25 July 2008
We saw an odd play on Friday. It was called The Typographer's Dream by Adam Bock. When it was over, I heard some people asking each other "What in the world was that all about?"
It's that kind of play. But I really liked it and gave it a good review (which hasn't appeared in print yet, so I haven't posted it on my review blog yet).
It's a one-act and the setting is a stage set up for a panel discussion. Three people -- a typographer, a stenographer and a geographer are there to discuss their respective jobs. I won't go into the review itself, but each character is so passionate about his or her job that it leads the audience to ask "am I my job?" and to wonder what sort of effect the job has on your life. (E.g., a geographer is concerned with boundaries. Are boundaries important in her non-work life?)
However, the reason, I think, that I enjoyed it so much is that while I have not been a geographer (though am married to someone who loves maps), I have been both a typographer and a stenographer and I could really relate to the pride and the joy that those two characters took in their work.
The stenographer (or "court reporter," he reminds us several times) carefully handles his court reporting machine, setting it up for display on the table in front of him. He explains its intricacies and says that "Those who can't quite achieve the necessary manual dexterity can always become surgeons." He expresses great pride in his role in court proceedings. (An interesting article about how a stenotype machine operates is here.)
I have never been a court reporter (though there was a time, especially when I worked under a school that taught court reporting when I thought it would be a fun job to do).

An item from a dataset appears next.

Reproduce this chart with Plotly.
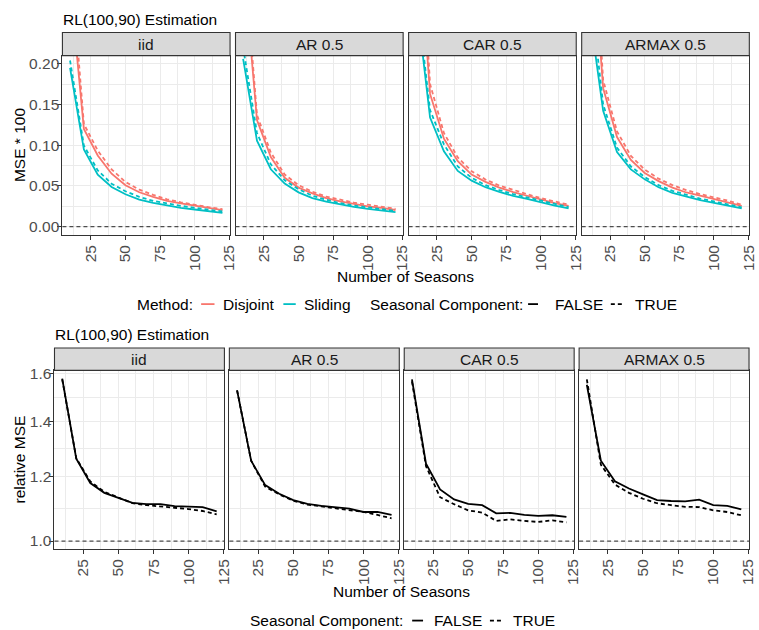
import math
import plotly.graph_objects as go

# ---------------------------------------------------------------------------
# Data: RL(100,90) estimation, number of seasons on the x axis
# ---------------------------------------------------------------------------
SEASONS = [10, 20, 30, 40, 50, 60, 70, 80, 90, 100, 110, 120]
PROCESSES = ["iid", "AR 0.5", "CAR 0.5", "ARMAX 0.5"]

# MSE * 100, per process, method (Disjoint / Sliding) and seasonal component (FALSE / TRUE)
IID_DISJOINT_FALSE = [0.300, 0.120, 0.0874, 0.065, 0.0508, 0.0423, 0.0366, 0.0317, 0.0285, 0.0256, 0.0232, 0.0203]
IID_DISJOINT_TRUE = [0.336, 0.126, 0.0935, 0.0703, 0.0549, 0.0455, 0.039, 0.0337, 0.030, 0.0268, 0.024, 0.0215]
IID_SLIDING_FALSE = [0.195, 0.0947, 0.0638, 0.0488, 0.0398, 0.0333, 0.0293, 0.026, 0.0232, 0.0211, 0.0191, 0.0171]
IID_SLIDING_TRUE = [0.204, 0.0996, 0.0691, 0.0528, 0.0435, 0.0366, 0.0317, 0.0285, 0.0256, 0.0232, 0.0211, 0.0187]

AR_DISJOINT_FALSE = [0.330, 0.131, 0.0854, 0.060, 0.048, 0.041, 0.035, 0.031, 0.028, 0.025, 0.023, 0.0205]
AR_DISJOINT_TRUE = [0.350, 0.137, 0.091, 0.064, 0.051, 0.043, 0.037, 0.033, 0.0295, 0.027, 0.0245, 0.022]
AR_SLIDING_FALSE = [0.206, 0.1056, 0.0705, 0.053, 0.0422, 0.0352, 0.0309, 0.0272, 0.0244, 0.022, 0.0203, 0.0179]
AR_SLIDING_TRUE = [0.220, 0.115, 0.0765, 0.057, 0.046, 0.038, 0.033, 0.029, 0.026, 0.0235, 0.0215, 0.0195]

CAR_DISJOINT_FALSE = [0.400, 0.163, 0.108, 0.0805, 0.064, 0.055, 0.048, 0.0425, 0.038, 0.0335, 0.029, 0.0255]
CAR_DISJOINT_TRUE = [0.450, 0.175, 0.115, 0.085, 0.068, 0.058, 0.0505, 0.045, 0.040, 0.035, 0.031, 0.027]
CAR_SLIDING_FALSE = [0.280, 0.134, 0.0925, 0.0685, 0.0565, 0.0485, 0.0427, 0.0378, 0.0341, 0.0297, 0.026, 0.0224]
CAR_SLIDING_TRUE = [0.290, 0.143, 0.101, 0.074, 0.060, 0.051, 0.045, 0.040, 0.036, 0.032, 0.028, 0.024]

ARMAX_DISJOINT_FALSE = [0.400, 0.170, 0.110, 0.082, 0.066, 0.056, 0.048, 0.042, 0.038, 0.034, 0.030, 0.0255]
ARMAX_DISJOINT_TRUE = [0.450, 0.180, 0.117, 0.087, 0.070, 0.059, 0.051, 0.045, 0.040, 0.036, 0.032, 0.027]
ARMAX_SLIDING_FALSE = [0.266, 0.1423, 0.0915, 0.0703, 0.0581, 0.0484, 0.0415, 0.0366, 0.0325, 0.0293, 0.026, 0.0224]
ARMAX_SLIDING_TRUE = [0.300, 0.150, 0.097, 0.074, 0.061, 0.051, 0.044, 0.039, 0.0345, 0.031, 0.0275, 0.0238]

# Relative MSE (Disjoint vs Sliding), per process and seasonal component
IID_RELATIVE_FALSE = [1.578, 1.260, 1.177, 1.145, 1.129, 1.113, 1.109, 1.109, 1.103, 1.102, 1.100, 1.087]
IID_RELATIVE_TRUE = [1.575, 1.262, 1.182, 1.148, 1.130, 1.112, 1.106, 1.103, 1.098, 1.094, 1.088, 1.078]
AR_RELATIVE_FALSE = [1.527, 1.253, 1.170, 1.142, 1.122, 1.110, 1.104, 1.100, 1.095, 1.085, 1.085, 1.076]
AR_RELATIVE_TRUE = [1.527, 1.253, 1.165, 1.140, 1.120, 1.108, 1.102, 1.097, 1.091, 1.085, 1.076, 1.066]
CAR_RELATIVE_FALSE = [1.575, 1.243, 1.156, 1.124, 1.110, 1.106, 1.081, 1.082, 1.076, 1.073, 1.075, 1.070]
CAR_RELATIVE_TRUE = [1.566, 1.234, 1.131, 1.109, 1.090, 1.083, 1.058, 1.063, 1.058, 1.055, 1.060, 1.054]
ARMAX_RELATIVE_FALSE = [1.551, 1.253, 1.183, 1.159, 1.140, 1.122, 1.119, 1.118, 1.123, 1.106, 1.104, 1.093]
ARMAX_RELATIVE_TRUE = [1.575, 1.239, 1.172, 1.145, 1.126, 1.112, 1.106, 1.101, 1.100, 1.090, 1.085, 1.075]

MSE_TICKS = [0.00, 0.05, 0.10, 0.15, 0.20]
RELATIVE_TICKS = [1.0, 1.2, 1.4, 1.6]
SEASON_TICKS = [25, 50, 75, 100, 125]
MSE_REFERENCE = 0.0
RELATIVE_REFERENCE = 1.0

MSE_SERIES = {
    "iid": (IID_DISJOINT_FALSE, IID_DISJOINT_TRUE, IID_SLIDING_FALSE, IID_SLIDING_TRUE),
    "AR 0.5": (AR_DISJOINT_FALSE, AR_DISJOINT_TRUE, AR_SLIDING_FALSE, AR_SLIDING_TRUE),
    "CAR 0.5": (CAR_DISJOINT_FALSE, CAR_DISJOINT_TRUE, CAR_SLIDING_FALSE, CAR_SLIDING_TRUE),
    "ARMAX 0.5": (ARMAX_DISJOINT_FALSE, ARMAX_DISJOINT_TRUE, ARMAX_SLIDING_FALSE, ARMAX_SLIDING_TRUE),
}
RELATIVE_SERIES = {
    "iid": (IID_RELATIVE_FALSE, IID_RELATIVE_TRUE),
    "AR 0.5": (AR_RELATIVE_FALSE, AR_RELATIVE_TRUE),
    "CAR 0.5": (CAR_RELATIVE_FALSE, CAR_RELATIVE_TRUE),
    "ARMAX 0.5": (ARMAX_RELATIVE_FALSE, ARMAX_RELATIVE_TRUE),
}

# ---------------------------------------------------------------------------
# Styling / layout (pixel based, converted to paper coordinates)
# ---------------------------------------------------------------------------
W, H = 759, 630
FONT = "Liberation Sans, Arial, Helvetica, sans-serif"
FS = 15.5
RED, TEAL = "#F8766D", "#00BFC4"
GRID = "#EBEBEB"
BORDER = "#333333"
STRIP_FILL = "#D9D9D9"
DASH = "4px,3px"
LINE_W = 1.8


def px_x(p):
    return p / W


def px_y(p):
    return 1 - p / H


def axis_ids(n):
    suffix = "" if n == 1 else str(n)
    return f"x{suffix}", f"y{suffix}", f"xaxis{suffix}", f"yaxis{suffix}"


X_RANGE = [4.5, 125.5]
MINOR_SEASONS = [12.5, 37.5, 62.5, 87.5, 112.5]

# top row: panels, strips
TOP_LEFT, TOP_W, TOP_GAP = 63.0, 169.2, 5.5
TOP_Y0, TOP_Y1 = 51.0, 231.7
TOP_STRIP = 27.7
# bottom row
BOT_LEFT, BOT_W, BOT_GAP = 55.0, 171.5, 5.0
BOT_Y0, BOT_Y1 = 368.3, 548.3
BOT_STRIP = 345.7

fig = go.Figure()
layout = {}
shapes = []
annotations = []

tick_font = dict(family=FONT, size=15.5, color="#4D4D4D")


def x_axis_cfg(domain_px, anchor):
    return dict(
        domain=[px_x(domain_px[0]), px_x(domain_px[1])],
        anchor=anchor,
        range=X_RANGE,
        tickmode="array",
        tickvals=SEASON_TICKS,
        ticktext=[str(t) for t in SEASON_TICKS],
        tickangle=-90,
        ticks="outside",
        ticklen=4,
        tickwidth=1,
        tickcolor=BORDER,
        tickfont=tick_font,
        ticklabelstandoff=-1,
        showgrid=True,
        gridcolor=GRID,
        gridwidth=1.1,
        minor=dict(tickmode="array", tickvals=MINOR_SEASONS, showgrid=True,
                   gridcolor=GRID, gridwidth=0.6, ticks=""),
        showline=True,
        linecolor=BORDER,
        linewidth=1.1,
        mirror=True,
        zeroline=False,
        fixedrange=True,
    )


def y_axis_cfg(domain_px, anchor, first, **extra):
    cfg = dict(
        domain=[px_y(domain_px[1]), px_y(domain_px[0])],
        anchor=anchor,
        tickmode="array",
        ticks="outside" if first else "",
        ticklen=4,
        tickwidth=1,
        tickcolor=BORDER,
        showticklabels=first,
        tickfont=tick_font,
        ticklabelstandoff=-5,
        showgrid=True,
        gridcolor=GRID,
        gridwidth=1.1,
        showline=True,
        linecolor=BORDER,
        linewidth=1.1,
        mirror=True,
        zeroline=False,
        fixedrange=True,
    )
    cfg.update(extra)
    return cfg


def strip(x0, x1, y0, y1, label):
    shapes.append(dict(type="rect", xref="paper", yref="paper",
                       x0=px_x(x0), x1=px_x(x1), y0=px_y(y1), y1=px_y(y0),
                       fillcolor=STRIP_FILL, line=dict(color=BORDER, width=1.1),
                       layer="above"))
    annotations.append(dict(text=label, xref="paper", yref="paper",
                            x=px_x((x0 + x1) / 2), y=px_y((y0 + y1) / 2),
                            xanchor="center", yanchor="middle", showarrow=False,
                            font=dict(family=FONT, size=FS, color="#1A1A1A")))


# --- top row: MSE * 100 ------------------------------------------------------
for i, proc in enumerate(PROCESSES):
    xa, ya, xkey, ykey = axis_ids(i + 1)
    x0 = TOP_LEFT + i * (TOP_W + TOP_GAP)
    x1 = x0 + TOP_W
    layout[xkey] = x_axis_cfg((x0, x1), ya)
    layout[ykey] = y_axis_cfg(
        (TOP_Y0, TOP_Y1), xa, i == 0,
        range=[-0.01, 0.21],
        tickvals=MSE_TICKS,
        ticktext=[f"{t:.2f}" for t in MSE_TICKS],
        minor=dict(tickmode="array", tickvals=[0.025, 0.075, 0.125, 0.175],
                   showgrid=True, gridcolor=GRID, gridwidth=0.6, ticks=""),
    )
    d_false, d_true, s_false, s_true = MSE_SERIES[proc]
    for vals, color, dash, method, seas in [
        (d_false, RED, "solid", "Disjoint", "FALSE"),
        (d_true, RED, DASH, "Disjoint", "TRUE"),
        (s_false, TEAL, "solid", "Sliding", "FALSE"),
        (s_true, TEAL, DASH, "Sliding", "TRUE"),
    ]:
        fig.add_trace(go.Scatter(
            x=SEASONS, y=vals, mode="lines", xaxis=xa, yaxis=ya,
            line=dict(color=color, width=LINE_W, dash=dash),
            name=f"{method}, seasonal {seas}", showlegend=False,
            hovertemplate=f"{proc}<br>{method}, seasonal {seas}<br>seasons=%{{x}}<br>MSE*100=%{{y:.4f}}<extra></extra>",
        ))
    shapes.append(dict(type="line", xref=f"{xa} domain", yref=ya, x0=0, x1=1,
                       y0=MSE_REFERENCE, y1=MSE_REFERENCE,
                       line=dict(color="#4D4D4D", width=1.2, dash=DASH)))
    strip(x0, x1, TOP_STRIP, TOP_Y0, proc)

# --- bottom row: relative MSE (log scale) -----------------------------------
for i, proc in enumerate(PROCESSES):
    xa, ya, xkey, ykey = axis_ids(i + 5)
    x0 = BOT_LEFT + i * (BOT_W + BOT_GAP)
    x1 = x0 + BOT_W
    layout[xkey] = x_axis_cfg((x0, x1), ya)
    layout[ykey] = y_axis_cfg(
        (BOT_Y0, BOT_Y1), xa, i == 0,
        type="log",
        range=[math.log10(0.978), math.log10(1.615)],
        tickvals=RELATIVE_TICKS,
        ticktext=[f"{t:.1f}" for t in RELATIVE_TICKS],
        minor=dict(tickmode="array",
                   tickvals=[math.sqrt(a * b) for a, b in zip(RELATIVE_TICKS[:-1], RELATIVE_TICKS[1:])],
                   showgrid=True, gridcolor=GRID, gridwidth=0.6, ticks=""),
    )
    r_false, r_true = RELATIVE_SERIES[proc]
    for vals, dash, seas in [(r_false, "solid", "FALSE"), (r_true, DASH, "TRUE")]:
        fig.add_trace(go.Scatter(
            x=SEASONS, y=vals, mode="lines", xaxis=xa, yaxis=ya,
            line=dict(color="black", width=LINE_W, dash=dash),
            name=f"seasonal {seas}", showlegend=False,
            hovertemplate=f"{proc}<br>seasonal {seas}<br>seasons=%{{x}}<br>relative MSE=%{{y:.3f}}<extra></extra>",
        ))
    shapes.append(dict(type="line", xref=f"{xa} domain", yref=ya, x0=0, x1=1,
                       y0=RELATIVE_REFERENCE, y1=RELATIVE_REFERENCE,
                       line=dict(color="#4D4D4D", width=1.2, dash=DASH)))
    strip(x0, x1, BOT_STRIP, BOT_Y0, proc)


# --- titles, axis titles, legends -------------------------------------------
def text(label, x, y, anchor="left", size=FS, color="black", angle=0):
    annotations.append(dict(text=label, xref="paper", yref="paper",
                            x=px_x(x), y=px_y(y), xanchor=anchor, yanchor="middle",
                            showarrow=False, textangle=angle,
                            font=dict(family=FONT, size=size, color=color)))


text("RL(100,90) Estimation", 61.5, 15.0)
text("RL(100,90) Estimation", 53.5, 332.5)
text("MSE * 100", 19.0, (TOP_Y0 + TOP_Y1) / 2, anchor="center", angle=-90)
text("relative MSE", 20.0, (BOT_Y0 + BOT_Y1) / 2, anchor="center", angle=-90)
text("Number of Seasons", (TOP_LEFT + TOP_LEFT + 4 * TOP_W + 3 * TOP_GAP) / 2, 273.5, anchor="center")
text("Number of Seasons", (BOT_LEFT + BOT_LEFT + 4 * BOT_W + 3 * BOT_GAP) / 2, 591.0, anchor="center")


def key(x0, x1, y, color, dash):
    shapes.append(dict(type="line", xref="paper", yref="paper",
                       x0=px_x(x0), x1=px_x(x1), y0=px_y(y), y1=px_y(y),
                       line=dict(color=color, width=LINE_W, dash=dash)))


LEG1 = 301.5
text("Method:", 136.0, LEG1)
key(203.0, 216.5, LEG1, RED, "solid")
text("Disjoint", 223.5, LEG1)
key(286.0, 298.5, LEG1, TEAL, "solid")
text("Sliding", 305.0, LEG1)
text("Seasonal Component:", 371.5, LEG1)
key(533.0, 543.0, LEG1, "black", "solid")
text("FALSE", 558.5, LEG1)
key(616.5, 628.0, LEG1, "black", DASH)
text("TRUE", 638.5, LEG1)

LEG2 = 620.5
text("Seasonal Component:", 250.5, LEG2)
key(416.0, 427.0, LEG2, "black", "solid")
text("FALSE", 436.5, LEG2)
key(494.5, 506.5, LEG2, "black", DASH)
text("TRUE", 515.5, LEG2)

fig.update_layout(
    width=W,
    height=H,
    margin=dict(l=0, r=0, t=0, b=0),
    paper_bgcolor="white",
    plot_bgcolor="white",
    showlegend=False,
    font=dict(family=FONT, size=FS, color="black"),
    shapes=shapes,
    annotations=annotations,
    **layout,
)

fig.write_html("out.html")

Today I watch closed captioning on television and marvel at the people who tackle that job, occasionally giggle at the mistakes that they make, but understand the pressure to do simultaneous translation from voice to type.
But I've always enjoyed the tools of my trade. I started out in my first "grown up job" on an IBM in the days before selectrics. I was required to type complicated physics equations and so had a bunch of exchangeable keys and a big board on which they all hung. In many ways, for the kind of work I did, this was actually more efficient than when the Selectrics came along with the interchangeable typeface ball.
But then came dedicated word processors and I actually got hired to work in the office because I was the only person who could figure out how to do troubleshooting on them. (It always boggled my mind that the women who came around trying to sell us a word processing system all had v-e-r-y long, highly polished nails. How in the world do you type with nails like that?)
I did eventually, of course, graduate to a computer and haven't looked back since. I've always loved knowing how these gadgets work, and even when I'm tearing my hair out because they are causing me such problems, I still take great pride in how much I am able to do before I throw up my hands in frustration and call an expert to help me out of my difficulties.
As closely as I identified with the stenographer, I really related more closely with the typeographer. From my sophomore year in high school, when I was the sophomore editor for the yearbook, I have been "aware" of the mechanism of placing type on a page, of choosing the right typeface (or at least the typeface that appears right to me).
Typographers make great scrapbookers. Your joy in the placement of type and the design of a page can run full tilt.
I don't print a lot of stuff these days, so I don't shop for paper all that much, but I used to love to walk through the paper section of any office supply store, looking for the right weight, the right brightness, the right feel. I always bought the heavier 22 lb weight of paper and was thrilled when they came out with 24 lb paper at roughly the same price. I liked the "heft" of 24 lbs and was willing to pay a liittle more for the feel of it, even if the people for whom I was typing couldn't tell the difference.
I love having more than 600 different fonts installed on my computer and whenever I'm making a title page I scroll through them trying to figure out which one speaks to me for that particular title.
And though I suspect you won't find it in the definition of the word "typographer," I'll bet anybody who loves typography also loves the smell of a freshly printed page, the pages of a newly opened book. It's a heady fragrance.
And so The Typographer's Dream got high marks from me
because I closely identified with at least two of the characters, and because the actors
were all three excellent. Even if I'm not sure I "got" exactly what
message the playwright was trying to impart.